Die Stadt drohte, eine für Freitag geplante Demonstration aufzulösen, sollten die Veranstalter die geforderten Auflagen nicht einhalten. Doch die Initiatoren blieben dabei: Man sei keine Demonstration und brauche deshalb "keine Veranstalter, keine Leitung, keine hierarchische Organisation und keine geplante Strecke", wie es auf ihrer Facebook-Seite heißt. "Selbstorganisation und Schwarmintelligenz schaffen die 'Critical Mass'."

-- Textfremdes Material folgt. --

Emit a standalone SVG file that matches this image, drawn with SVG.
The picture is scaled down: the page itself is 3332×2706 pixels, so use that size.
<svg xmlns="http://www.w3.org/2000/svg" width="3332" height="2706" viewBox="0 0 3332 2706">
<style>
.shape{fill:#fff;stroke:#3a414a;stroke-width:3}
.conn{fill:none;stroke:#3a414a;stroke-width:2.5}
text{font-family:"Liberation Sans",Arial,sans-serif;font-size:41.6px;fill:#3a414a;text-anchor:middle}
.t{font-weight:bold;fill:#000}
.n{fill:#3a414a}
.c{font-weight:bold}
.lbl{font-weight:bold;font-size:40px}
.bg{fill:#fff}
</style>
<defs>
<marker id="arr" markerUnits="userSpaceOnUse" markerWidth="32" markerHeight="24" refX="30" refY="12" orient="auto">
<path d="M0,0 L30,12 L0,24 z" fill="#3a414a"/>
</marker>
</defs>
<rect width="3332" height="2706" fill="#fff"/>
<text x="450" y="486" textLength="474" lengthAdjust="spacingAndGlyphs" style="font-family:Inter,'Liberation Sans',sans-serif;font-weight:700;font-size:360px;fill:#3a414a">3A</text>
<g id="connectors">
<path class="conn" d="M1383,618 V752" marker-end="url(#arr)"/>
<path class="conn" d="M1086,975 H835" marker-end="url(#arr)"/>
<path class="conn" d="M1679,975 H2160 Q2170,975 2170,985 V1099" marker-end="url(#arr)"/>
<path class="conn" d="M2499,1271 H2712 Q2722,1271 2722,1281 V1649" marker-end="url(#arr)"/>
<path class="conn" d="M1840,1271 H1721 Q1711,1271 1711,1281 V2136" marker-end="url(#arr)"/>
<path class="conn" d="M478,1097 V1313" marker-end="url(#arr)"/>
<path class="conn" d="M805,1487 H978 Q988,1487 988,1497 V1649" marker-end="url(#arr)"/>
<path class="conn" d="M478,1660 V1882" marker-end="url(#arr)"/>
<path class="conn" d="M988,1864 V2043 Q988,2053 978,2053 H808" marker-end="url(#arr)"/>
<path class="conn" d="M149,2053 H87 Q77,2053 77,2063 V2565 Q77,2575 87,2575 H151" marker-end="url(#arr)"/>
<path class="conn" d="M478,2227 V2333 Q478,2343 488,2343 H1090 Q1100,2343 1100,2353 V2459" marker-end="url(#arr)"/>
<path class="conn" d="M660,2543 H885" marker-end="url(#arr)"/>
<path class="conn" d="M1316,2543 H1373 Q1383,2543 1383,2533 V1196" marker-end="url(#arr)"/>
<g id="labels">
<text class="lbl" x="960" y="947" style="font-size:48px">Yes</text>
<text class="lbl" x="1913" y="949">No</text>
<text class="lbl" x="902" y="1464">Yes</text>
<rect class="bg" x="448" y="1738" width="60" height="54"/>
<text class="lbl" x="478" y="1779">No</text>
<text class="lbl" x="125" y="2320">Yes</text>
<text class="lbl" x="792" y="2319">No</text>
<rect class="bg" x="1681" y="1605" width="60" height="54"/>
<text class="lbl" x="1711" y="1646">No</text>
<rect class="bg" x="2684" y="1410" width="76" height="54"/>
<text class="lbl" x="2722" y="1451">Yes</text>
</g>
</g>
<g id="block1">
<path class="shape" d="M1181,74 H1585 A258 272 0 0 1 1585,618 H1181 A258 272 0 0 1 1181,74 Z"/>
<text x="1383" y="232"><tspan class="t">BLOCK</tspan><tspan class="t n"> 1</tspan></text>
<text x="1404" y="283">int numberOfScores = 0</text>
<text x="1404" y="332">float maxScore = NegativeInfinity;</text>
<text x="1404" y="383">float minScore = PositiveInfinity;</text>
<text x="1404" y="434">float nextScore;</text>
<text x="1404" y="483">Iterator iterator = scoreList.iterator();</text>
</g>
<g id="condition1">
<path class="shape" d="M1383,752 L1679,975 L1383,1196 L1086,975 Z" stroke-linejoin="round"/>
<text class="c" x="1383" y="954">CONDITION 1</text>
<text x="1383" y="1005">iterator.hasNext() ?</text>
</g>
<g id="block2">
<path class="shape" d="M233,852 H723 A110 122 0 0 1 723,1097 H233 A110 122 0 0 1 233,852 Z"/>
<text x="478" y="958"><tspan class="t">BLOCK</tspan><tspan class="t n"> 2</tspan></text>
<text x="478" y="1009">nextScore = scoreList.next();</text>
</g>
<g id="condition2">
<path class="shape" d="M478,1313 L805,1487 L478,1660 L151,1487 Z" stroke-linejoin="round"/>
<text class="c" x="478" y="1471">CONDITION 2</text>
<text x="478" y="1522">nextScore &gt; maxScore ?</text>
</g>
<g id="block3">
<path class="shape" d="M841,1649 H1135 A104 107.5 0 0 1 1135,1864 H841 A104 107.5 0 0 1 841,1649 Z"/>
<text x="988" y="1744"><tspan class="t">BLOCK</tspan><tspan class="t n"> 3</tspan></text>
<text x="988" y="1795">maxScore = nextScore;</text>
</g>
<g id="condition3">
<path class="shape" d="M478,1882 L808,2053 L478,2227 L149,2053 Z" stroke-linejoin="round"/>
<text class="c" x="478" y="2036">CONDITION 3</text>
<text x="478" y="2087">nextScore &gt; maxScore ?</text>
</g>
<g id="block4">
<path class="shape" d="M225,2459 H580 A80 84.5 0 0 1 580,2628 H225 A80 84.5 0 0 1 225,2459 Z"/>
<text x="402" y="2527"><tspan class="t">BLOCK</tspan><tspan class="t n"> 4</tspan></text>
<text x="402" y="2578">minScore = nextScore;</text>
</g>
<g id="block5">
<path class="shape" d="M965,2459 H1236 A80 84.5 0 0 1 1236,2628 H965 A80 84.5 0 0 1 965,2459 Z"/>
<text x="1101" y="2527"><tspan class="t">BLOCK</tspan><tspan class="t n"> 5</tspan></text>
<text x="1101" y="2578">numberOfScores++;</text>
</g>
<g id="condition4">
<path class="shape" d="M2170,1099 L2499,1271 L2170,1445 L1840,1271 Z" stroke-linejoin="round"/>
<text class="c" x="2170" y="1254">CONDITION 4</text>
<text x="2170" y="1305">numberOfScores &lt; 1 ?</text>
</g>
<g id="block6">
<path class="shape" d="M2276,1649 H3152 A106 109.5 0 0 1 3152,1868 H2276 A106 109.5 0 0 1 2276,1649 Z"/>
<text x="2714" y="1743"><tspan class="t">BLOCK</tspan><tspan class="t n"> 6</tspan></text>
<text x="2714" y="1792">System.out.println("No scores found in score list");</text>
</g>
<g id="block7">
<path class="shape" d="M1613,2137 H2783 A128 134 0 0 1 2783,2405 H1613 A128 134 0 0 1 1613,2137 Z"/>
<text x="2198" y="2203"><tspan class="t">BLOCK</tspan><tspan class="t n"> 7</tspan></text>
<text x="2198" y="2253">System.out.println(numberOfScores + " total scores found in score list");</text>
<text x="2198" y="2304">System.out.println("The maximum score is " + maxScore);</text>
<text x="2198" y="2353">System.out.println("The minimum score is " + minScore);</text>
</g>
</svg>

Teilnehmer: Polizei sei "sehr aggressiv" gewesen

Am vergangenen Freitag trafen sich deshalb in - aus Sicht der Aktivisten - altbewährter Manier gut 150 Radler. "An anderen Orten der Stadt waren anfangs sicherlich ähnlich viele Menschen am Start", sagt ein Teilnehmer gegenüber nordbayern.de. Die Polizei sei "sehr aggressiv" gegen die Radler vorgegangen, schildert der Augenzeuge. Mehrere Beamten seien vor Fahrräder gesprungen "um sie so zu stoppen oder rannten ihnen hinterher, um sie herunter zu ziehen".

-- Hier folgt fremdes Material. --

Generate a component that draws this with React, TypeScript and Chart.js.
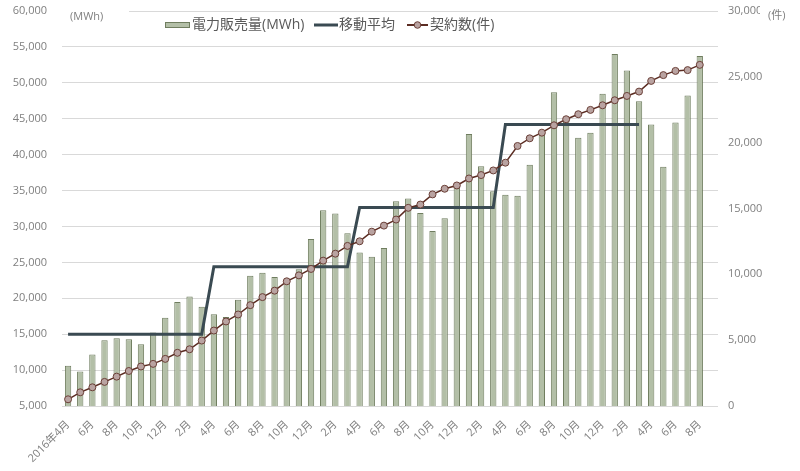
import React, { useEffect, useRef } from "react";
import { Chart, registerables } from "chart.js";

Chart.register(...registerables);

const months: string[] = [
  "2016年4月", "5月", "6月", "7月", "8月", "9月", "10月", "11月", "12月", "1月", "2月", "3月",
  "4月", "5月", "6月", "7月", "8月", "9月", "10月", "11月", "12月", "1月", "2月", "3月",
  "4月", "5月", "6月", "7月", "8月", "9月", "10月", "11月", "12月", "1月", "2月", "3月",
  "4月", "5月", "6月", "7月", "8月", "9月", "10月", "11月", "12月", "1月", "2月", "3月",
  "4月", "5月", "6月", "7月", "8月", "",
];

const sales: (number | null)[] = [
  10620, 9790, 12160, 14160, 14440, 14300, 13600, 15230, 17280, 19470, 20250, 18810,
  17790, 17380, 19790, 23140, 23560, 22960, 22500, 24030, 28260, 32250, 31790, 29050,
  26390, 25790, 27000, 33510, 33880, 31890, 29370, 31140, 36000, 42860, 38390, 34900,
  34400, 34260, 38580, 42900, 48700, 45000, 42350, 43050, 48490, 54020, 51700, 47420,
  44210, 38300, 44490, 48250, 53740, null,
];

const movingAvg: (number | null)[] = [
  15000, 15000, 15000, 15000, 15000, 15000, 15000, 15000, 15000, 15000, 15000, 15000,
  24400, 24400, 24400, 24400, 24400, 24400, 24400, 24400, 24400, 24400, 24400, 24400,
  32650, 32650, 32650, 32650, 32650, 32650, 32650, 32650, 32650, 32650, 32650, 32650,
  44200, 44200, 44200, 44200, 44200, 44200, 44200, 44200, 44200, 44200, 44200, 44200,
  null, null, null, null, null, null,
];

const contracts: (number | null)[] = [
  510, 1040, 1420, 1830, 2230, 2660, 3000, 3200, 3580, 4040, 4310, 4970,
  5730, 6420, 6950, 7660, 8270, 8760, 9470, 9920, 10410, 11040, 11570, 12160,
  12510, 13240, 13700, 14160, 15050, 15300, 16070, 16500, 16750, 17280, 17540, 17890,
  18480, 19750, 20330, 20760, 21320, 21780, 22160, 22490, 22840, 23220, 23550, 23880,
  24690, 25130, 25450, 25510, 25910, null,
];

const seriesNames = ["電力販売量(MWh)", "移動平均", "契約数(件)"];
const leftUnit = "(MWh)";
const rightUnit = "(件)";

const BAR_FILL = "#b3bfa7";
const BAR_BORDER = "#6f7d5f";
const MA_COLOR = "#3a4a52";
const CT_COLOR = "#5b2c22";
const CT_POINT = "#b9a3a1";
const FONT = "'Open Sans', 'Noto Sans CJK JP', sans-serif";

const overlayPlugin = {
  id: "overlay",
  afterDraw(chart: any) {
    const ctx = chart.ctx as CanvasRenderingContext2D;
    ctx.save();
    // unit labels
    ctx.fillStyle = "#ffffff";
    ctx.fillRect(62, 5, 67, 13);
    ctx.fillRect(760, 4, 40, 20);
    ctx.fillStyle = "#7f7f7f";
    ctx.font = `11px ${FONT}`;
    ctx.textBaseline = "middle";
    ctx.textAlign = "left";
    ctx.fillText(leftUnit, 70, 17);
    ctx.fillText(rightUnit, 768, 16);

    // legend
    const ly = 25;
    ctx.font = `14px ${FONT}`;
    ctx.fillStyle = BAR_FILL;
    ctx.fillRect(165, 22.5, 24, 5);
    ctx.strokeStyle = BAR_BORDER;
    ctx.lineWidth = 1;
    ctx.strokeRect(165.5, 22.5, 24, 5);
    ctx.fillStyle = "#595959";
    ctx.fillText(seriesNames[0], 192, ly);
    ctx.strokeStyle = MA_COLOR;
    ctx.lineWidth = 3;
    ctx.beginPath();
    ctx.moveTo(314, ly);
    ctx.lineTo(338, ly);
    ctx.stroke();
    ctx.fillText(seriesNames[1], 339, ly);
    ctx.strokeStyle = CT_COLOR;
    ctx.lineWidth = 2;
    ctx.beginPath();
    ctx.moveTo(407, ly);
    ctx.lineTo(428, ly);
    ctx.stroke();
    ctx.beginPath();
    ctx.arc(417.5, ly, 3.3, 0, Math.PI * 2);
    ctx.fillStyle = CT_POINT;
    ctx.fill();
    ctx.lineWidth = 1;
    ctx.strokeStyle = "#6b4038";
    ctx.stroke();
    ctx.fillStyle = "#595959";
    ctx.fillText(seriesNames[2], 430, ly);
    ctx.restore();
  },
};

export default function App() {
  const ref = useRef<HTMLCanvasElement | null>(null);

  useEffect(() => {
    if (!ref.current) return;
    const chart = new Chart(ref.current, {
      type: "bar",
      data: {
        labels: months,
        datasets: [
          {
            type: "line",
            label: seriesNames[2],
            data: contracts,
            yAxisID: "y1",
            borderColor: CT_COLOR,
            borderWidth: 1.5,
            pointRadius: 3.5,
            pointBackgroundColor: CT_POINT,
            pointBorderColor: "#6b4038",
            pointBorderWidth: 1,
            tension: 0,
            order: 1,
          } as any,
          {
            type: "line",
            label: seriesNames[1],
            data: movingAvg,
            yAxisID: "y",
            borderColor: MA_COLOR,
            borderWidth: 3,
            pointRadius: 0,
            tension: 0,
            spanGaps: false,
            order: 2,
          } as any,
          {
            type: "bar",
            label: seriesNames[0],
            data: sales,
            yAxisID: "y",
            backgroundColor: BAR_FILL,
            borderColor: BAR_BORDER,
            borderWidth: 1,
            categoryPercentage: 1,
            barPercentage: 0.52,
            order: 3,
          } as any,
        ],
      },
      options: {
        responsive: false,
        animation: false,
        layout: { padding: { top: 11, left: 0, right: 0, bottom: 0 } },
        plugins: {
          legend: { display: false },
          tooltip: { enabled: false },
        },
        scales: {
          x: {
            grid: { display: false },
            border: { display: false },
            ticks: {
              autoSkip: false,
              minRotation: 45,
              maxRotation: 45,
              padding: 4,
              color: "#7f7f7f",
              font: { family: FONT, size: 11 },
              callback: (_v: any, i: number) => (i % 2 === 0 ? months[i] : ""),
            },
            afterFit: (s: any) => {
              s.height = 65;
              s.paddingLeft = 0;
              s.paddingRight = 0;
            },
          },
          y: {
            position: "left",
            min: 5000,
            max: 60000,
            grid: { color: "#d9d9d9", lineWidth: 1, drawTicks: false },
            border: { display: false },
            ticks: {
              stepSize: 5000,
              padding: 15,
              color: "#7f7f7f",
              font: { family: FONT, size: 11 },
              callback: (v: any) => Number(v).toLocaleString("en-US"),
            },
            afterFit: (s: any) => {
              s.width = 62;
              s.paddingTop = 0;
              s.paddingBottom = 0;
            },
          },
          y1: {
            position: "right",
            min: 0,
            max: 30000,
            grid: { display: false, drawTicks: false },
            border: { display: false },
            ticks: {
              stepSize: 5000,
              padding: 10,
              color: "#7f7f7f",
              font: { family: FONT, size: 11 },
              callback: (v: any) => Number(v).toLocaleString("en-US"),
            },
            afterFit: (s: any) => {
              s.width = 82;
              s.paddingTop = 0;
              s.paddingBottom = 0;
            },
          },
        },
      },
      plugins: [overlayPlugin],
    });
    return () => chart.destroy();
  }, []);

  return (
    <div style={{ position: "absolute", left: 0, top: 0, width: 800, height: 471, background: "#fff" }}>
      <canvas ref={ref} width={800} height={471} />
    </div>
  );
}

In mehreren Fällen wurde den "Critical Mass"-Aktivisten auch die Luft aus den Reifen gelassen. Ein Video, das nordbayern.de vorliegt, zeigt, wie ein Polizist das Ventil eines Reifens öffnet. "Ich habe von dem Video gehört, es aber noch nicht gesehen", sagt Rainer Seebauer, Sprecher des Präsidiums Mittelfranken. "Wir müssen den Clip erst verifizieren und mit den zuständigen Beamten sprechen." Erst am Montag könnte man eine Stellungnahme zu den Vorwürfen der Radler abgeben - und erklären, inwieweit das Vorgehen der Polizisten gerechtfertigt gewesen sei.

"Maximaler Konfrontationskurs"

"Das war maximaler Konfrontationskurs unter dem Deckmantel des Infektionsschutzes", sagt ein Teilnehmer. Besonders grotesk findet der Aktivist, dass nur wenige hundert Meter das dezentrale Volksfest in der Innenstadt eröffnet wurde. "Heuchelei?", so der Teilnehmer. "Beim Fahrradfahren im öffentlichen Raum ist es schwer möglich, geeignete Abstände nicht einzuhalten." Genau hier aber griff die Polizei ein.

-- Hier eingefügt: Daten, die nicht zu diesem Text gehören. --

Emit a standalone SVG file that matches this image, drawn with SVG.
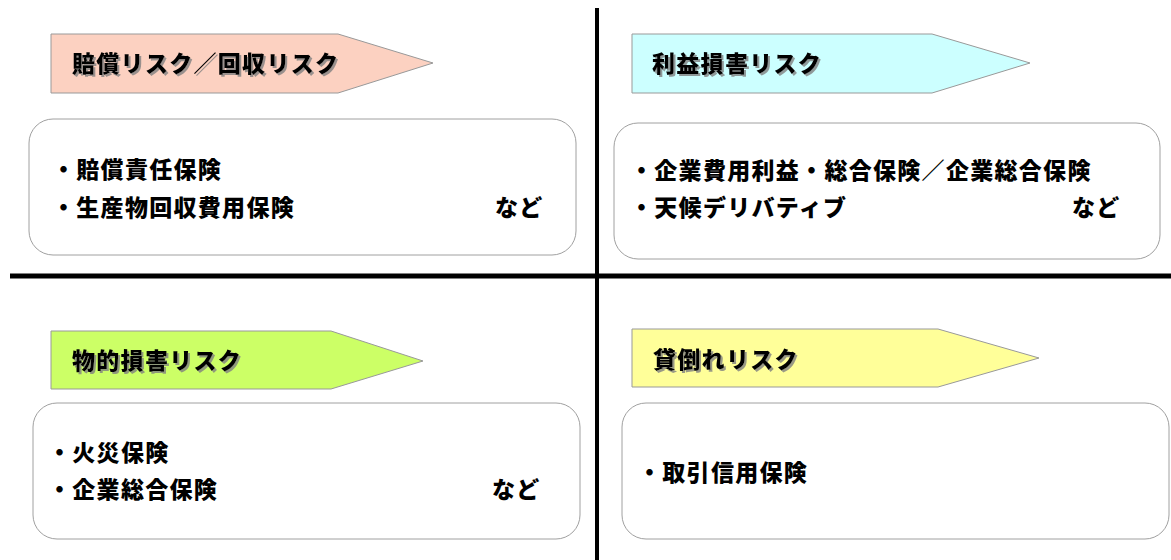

Kommentar: Critical Mass muss Verantwortung übernehmen


"Wenn man sich abspricht, könnte man das problemlos durchführen", sagte Hermann Guth, Leitender Polizeidirektor des Polizeipräsidiums, bei einer Pressekonferenz unter der Woche. "Beim ersten Unfall würde die ganze Aktion Schaden nehmen." Es brauche, und dabei bleiben die Behörden, klare Zuständigkeiten und mehr Planung. Andernfalls, das zumindest ist die Befürchtung, wird die Polizei auch bei künftigen Aktionen der "Critical Mass" durchgreifen.

Am Freitag schob die Polizei einen Riegel vor. Die Polizisten drohten den Teilnehmern mit Bußgeldern in Höhe von 500 Euro und stoppten das Treffen. "Wir haben 'Critical Mass' jahrelang begleitet", sagt Seebauer vom Polizeipräsidium. "Wir haben in Sachen Corona wieder steigende Fallzahlen. Ein Entgegenkommen von den Teilnehmern wäre jetzt mal angebracht."